I was at a computer about to participate in a psychological study.
Before the test began, I was asked to first answer a series of "background" questions on the screen.
They were those same basic answers that we have to provide - and are discriminated against as a result - almost on a daily basis: gender, age, income, nationality and so on. I never like the feeling of being boxed and categorised, but that is the reality of the world.
But I paused at the question: "What are you?" There were many possible answers to pick from, including a mix of race and ethnicity options, which are often incorrectly clumped together. For people of mixed origin, it's confusing enough in the first place. I was about to pick "Caucasian", the simplest answer even though it felt incomplete, but then I ticked in "other".

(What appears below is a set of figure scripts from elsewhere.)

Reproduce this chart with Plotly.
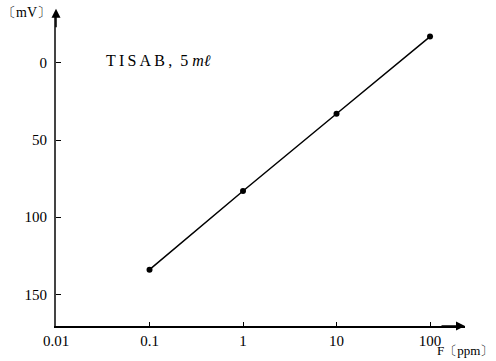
import plotly.graph_objects as go

# Data
conc_ppm = [0.1, 1, 10, 100]
potential_mv = [134, 83, 33, -17]
x_tickvals = [0.01, 0.1, 1, 10, 100]
x_ticktext = ["0.01", "0.1", "1", "10", "100"]
y_tickvals = [0, 50, 100, 150]
y_ticktext = ["0", "50", "100", "150"]

FONT = "Liberation Serif, Times New Roman, serif"
TS = "\u2009"  # thin space for the wide letter spacing of the scan

fig = go.Figure()
fig.add_trace(go.Scatter(
    x=conc_ppm, y=potential_mv, mode="lines+markers",
    line=dict(color="black", width=1.5),
    marker=dict(color="black", size=6, symbol="circle"),
    showlegend=False, hoverinfo="skip",
))

fig.update_layout(
    width=496, height=361,
    margin=dict(l=56, r=31, t=15, b=35),
    paper_bgcolor="white", plot_bgcolor="white",
    font=dict(family=FONT, size=15, color="black"),
    xaxis=dict(
        type="log", range=[-2, 2.374],
        tickvals=x_tickvals, ticktext=x_ticktext,
        showline=True, linecolor="black", linewidth=1.5,
        ticks="inside", ticklen=4, tickcolor="black",
        showgrid=False, zeroline=False, automargin=False,
        tickfont=dict(family=FONT, size=15),
    ),
    yaxis=dict(
        range=[170.5, -31],
        tickvals=y_tickvals, ticktext=y_ticktext,
        showline=True, linecolor="#444", linewidth=2,
        ticks="inside", ticklen=5, tickcolor="black",
        showgrid=False, zeroline=False, ticklabelstandoff=4,
        automargin=False, tickfont=dict(family=FONT, size=15),
    ),
    annotations=[
        # y axis arrow
        dict(xref="paper", yref="paper", x=0, y=1.02, ax=0, ay=20,
             showarrow=True, arrowhead=2, arrowsize=1.2, arrowwidth=1.5,
             arrowcolor="black", text=""),
        # x axis arrow
        dict(xref="paper", yref="paper", x=1.0, y=0, ax=-25, ay=0,
             showarrow=True, arrowhead=2, arrowsize=1.2, arrowwidth=1.5,
             arrowcolor="black", text=""),
        dict(xref="paper", yref="paper", x=-0.008, y=1.0 + 12 / 311,
             xanchor="right", yanchor="top", text="〔mV〕", showarrow=False,
             font=dict(family=FONT, size=14)),
        dict(xref="paper", yref="paper", x=439 / 409, y=-34 / 311,
             xanchor="right", yanchor="bottom", text="F〔ppm〕",
             showarrow=False, font=dict(family=FONT, size=13)),
        dict(xref="paper", yref="paper", x=0.118, y=0.853, xanchor="left",
             yanchor="middle",
             text=TS.join("TISAB,") + "  5 <i>mℓ</i>", showarrow=False,
             font=dict(family=FONT, size=16)),
    ],
)

fig.write_html("out.html", config={"displayModeBar": False},
               post_script="document.body.style.margin='0';")
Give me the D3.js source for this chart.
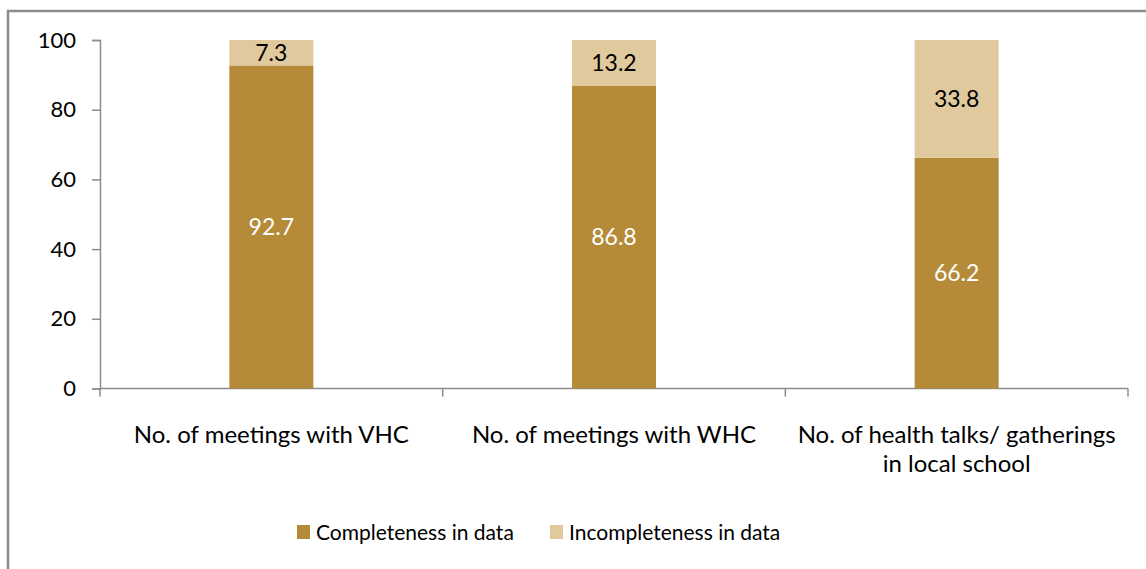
<!DOCTYPE html>
<html>
<head>
<meta charset="utf-8">
<script src="https://cdn.jsdelivr.net/npm/d3@7"></script>
<style>
 body { margin: 0; background: #fff; }
 svg text { font-family: Lato, "Open Sans", sans-serif; }
</style>
</head>
<body>
<div id="chart"></div>
<script>
// chart data
var categories = [["No. of meetings with VHC"], ["No. of meetings with WHC"], ["No. of health talks/ gatherings", "in local school"]];
var complete = [92.7, 86.8, 66.2];
var incomplete = [7.3, 13.2, 33.8];
var seriesNames = ["Completeness in data", "Incompleteness in data"];
var yTicks = [0, 20, 40, 60, 80, 100];

var w = 1146, h = 569,
 colComplete = "#b58b3a", colIncomplete = "#e0c99c", axisCOLOR = "#8c8c8c";

var mysvg = d3.select("#chart").append("svg").attr("width", w).attr("height", h);

// outer frame (runs past the right and bottom edge like the source)
mysvg.append("rect").attr("x", 8).attr("y", 11).attr("width", w + 20).attr("height", h + 20)
 .attr("fill", "none").attr("stroke", "#8c8c8c").attr("stroke-width", 2.5);

var x = d3.scaleBand().domain(d3.range(categories.length)).range([100, 1128]).paddingInner(0).paddingOuter(0),
 y = d3.scaleLinear().domain([0, 100]).range([388.5, 40]);
var barW = 84;

// y axis
var yAxis = mysvg.append("g").attr("transform", "translate(100,0)")
 .call(d3.axisLeft(y).tickValues(yTicks).tickSize(8).tickPadding(16));
yAxis.select(".domain").attr("stroke", axisCOLOR).attr("stroke-width", 1.5);
yAxis.selectAll(".tick line").attr("stroke", axisCOLOR).attr("stroke-width", 1.5);
yAxis.selectAll(".tick text").attr("font-size", 22).attr("fill", "#000").style("font-family", "Lato, sans-serif");

// x axis with ticks between categories
var xg = mysvg.append("g");
xg.append("line").attr("x1", 100).attr("x2", 1128).attr("y1", y(0)).attr("y2", y(0))
 .attr("stroke", axisCOLOR).attr("stroke-width", 1.5);
var bounds = d3.range(categories.length + 1).map(function(i) { return i < categories.length ? x(i) : x(i - 1) + x.bandwidth(); });
xg.selectAll("line.tk").data(bounds).enter().append("line").attr("class", "tk")
 .attr("x1", function(d) { return d; }).attr("x2", function(d) { return d; })
 .attr("y1", y(0)).attr("y2", y(0) + 8).attr("stroke", axisCOLOR).attr("stroke-width", 1.5);

// stacked bars
var stackData = complete.map(function(c, i) { return { i: i, c: c, n: incomplete[i] }; });
var bars = mysvg.append("g");
bars.selectAll("rect.c").data(stackData).enter().append("rect").attr("class", "c")
 .attr("x", function(d) { return x(d.i) + x.bandwidth() / 2 - barW / 2; })
 .attr("width", barW)
 .attr("y", function(d) { return y(d.c); })
 .attr("height", function(d) { return y(0) - y(d.c); })
 .attr("fill", colComplete);
bars.selectAll("rect.n").data(stackData).enter().append("rect").attr("class", "n")
 .attr("x", function(d) { return x(d.i) + x.bandwidth() / 2 - barW / 2; })
 .attr("width", barW)
 .attr("y", function(d) { return y(d.c + d.n); })
 .attr("height", function(d) { return y(d.c) - y(d.c + d.n); })
 .attr("fill", colIncomplete);

// value labels
bars.selectAll("text.c").data(stackData).enter().append("text")
 .attr("x", function(d) { return x(d.i) + x.bandwidth() / 2; })
 .attr("y", function(d) { return y(d.c / 2); })
 .attr("dy", "0.35em").attr("text-anchor", "middle").attr("font-size", 23).attr("fill", "#fff")
 .text(function(d) { return d.c.toFixed(1); });
bars.selectAll("text.n").data(stackData).enter().append("text")
 .attr("x", function(d) { return x(d.i) + x.bandwidth() / 2; })
 .attr("y", function(d) { return y(d.c + d.n / 2); })
 .attr("dy", "0.35em").attr("text-anchor", "middle").attr("font-size", 23).attr("fill", "#000")
 .text(function(d) { return d.n.toFixed(1); });

// category labels
categories.forEach(function(lines, i) {
 var t = mysvg.append("text").attr("text-anchor", "middle").attr("font-size", 24).attr("fill", "#000");
 lines.forEach(function(s, k) {
  t.append("tspan").attr("x", x(i) + x.bandwidth() / 2).attr("y", 443 + k * 29).text(s);
 });
});

// legend
var legX = [297, 550];
var legCols = [colComplete, colIncomplete];
var leg = mysvg.append("g");
seriesNames.forEach(function(s, i) {
 leg.append("rect").attr("x", legX[i]).attr("y", 525).attr("width", 13).attr("height", 14).attr("fill", legCols[i]);
 leg.append("text").attr("x", legX[i] + 19).attr("y", 540).attr("font-size", 21).attr("fill", "#000").text(s);
});
</script>
</body>
</html>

"Human," I typed in the blank.
Sometimes, no matter how far you climb, you can be brought down by discrimination based on gender, colour, nationality or even your last name.
I have an example, which I admit sounds a bit odd, but it illustrates how the world puts too much emphasis on outside appearances: Saudi Arabia. When you live in the kingdom, where women have the same dress code, a black abaya and sometimes a headscarf, you end up being treated equally. OK, often it is equally insignificant compared to men, but among women, it is equal.
Wherever you go, be it a mall or restaurant, you are not an expatriate or a Saudi or anything else. You (if you are female) are simply a woman. There have been cases when I was being harassed by men, and both Saudi and non-Saudi women came to my rescue. There is a sense of sisterhood that develops from being trapped together in one box.
Ironically, in the absence of that kind of social limitation, when women can dress as they like and be themselves, often they can be very mean and discriminatory towards each other.
The problems that women face in society, particularly in markets that do not have fixed prices, is something of a theme in my writing. When a friend and I conducted an informal experiment in 2009, where we wore abayas and went car shopping, we were given royal treatment. When we went in jeans and nice shirts, we were ignored, even after pestering the salesmen for help. After many such incidents of differing treatment based on "who" people think we are, be it Arab, South Asian, western or Emirati, discrimination is blatantly obvious. It is always hurtful and causes resentment to build over time.
That is why articles such as I was ripped off for wearing a kandura (February 26), by The National's news reporter Thamer Subaihi, are important to highlight the various forms of discrimination and their pernicious long-term effects.
Recently I saw two young men elegantly dressed in shalwar kameez being ushered out of a store where they had been browsing. It was so rude, to the point where they were physically pushed out. I didn't see them do anything wrong; they had just walked in and were looking at video games.
Seeing this, I cannot really blame some of my friends who are of South Asian or Arab origin, but deny their roots (this, in my experience, is especially common among Arab friends), and say they are Canadian, British, American or anything else. They are not ashamed of their origins, they are just worried and tired of being discriminated against.
At the end of the day, it is all about self-preservation, making a living and wanting to be on the winning side.
My best friend summed up the idea best: "You are judged every minute, so best to keep yourself as neutral as possible, if there is such a thing nowadays."